Georgia Power Spokesman Robert Watkins said this morning all power has been restored to homes in Columbus, Manchester and Americus.
Watkins said on Wednesday afternoon that more than 2,000 area homes were without power due to the storm.
Columbus and the surrounding area skirted the edge of a powerful storm system Wednesday, avoiding the death and destruction the system brought to the north of the state.
There were no reports of funnel clouds in the area and no reports of significant property damage from winds.
About 840 of the outages were in the city limits, he said, and they were spread from Green Island Hills to South Columbus.
"It's very scattered trouble," he said.
The outlying area was hit harder, with almost 950 outages reported in and near Manchester. To the southeast, more than 260 were reported in the Americus area, Watkins said.
On the Alabama side, the power outages were more to the south, according to Freddy Padilla, an Alabama Power spokesman. About 2,200 homes in the Eufaula area were out and about 800 in the Phenix City area. Padilla said he had no reports of outages in the Auburn-Opelika area.
Because the storm front was moving so quickly through the area, Columbus received only about a half-inch of rain, WRBL Chief Meteorologist Bob Jeswald said.
"I know it seemed like a deluge, but it moved through very quickly," Jeswald said. "Had it been slower moving we probably would have seen some surface street flooding."
Ron Smith, deputy public works director for the city, said as of late afternoon, "18-20" reports of downed limbs or trees had been called in, "and they're still coming in."
Also as of late afternoon, police Lt. James Walton said there were no reports of incidents caused by the storm and no major intersections blocked.

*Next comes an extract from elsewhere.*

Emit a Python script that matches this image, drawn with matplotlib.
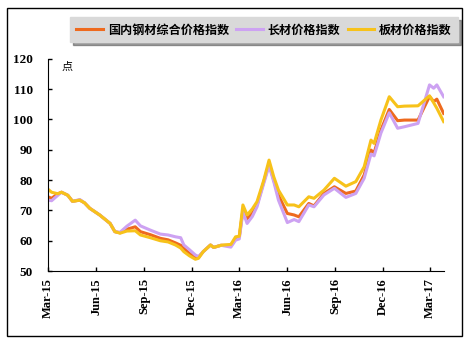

In Phenix City, police Lt. Donnie Thomas said there were several trees and limbs down, but nothing major.
For many in the city, the arrival of the storm was an anticlimax. Throughout the day, area schools, governments and utilities had been monitoring the system as it tracked in a northeasterly direction along a span from the Gulf Coast to the Hudson Bay.
In Russell County, all non-emergency county personnel were dismissed early, as were students at many public and private schools. Muscogee County schools remained open all day but canceled after-school activities.
Georgia Power's storm center in Atlanta was activated and monitored the storm front and kept line crews on an alert status throughout the day and night, Watkins said.
"Everybody's on alert. The storm center in Atlanta is open to take a state-wide view of what's going on," Watkins said before the storm passed through. "Locally, we're just on alert and waiting to start picking up trouble if we have any."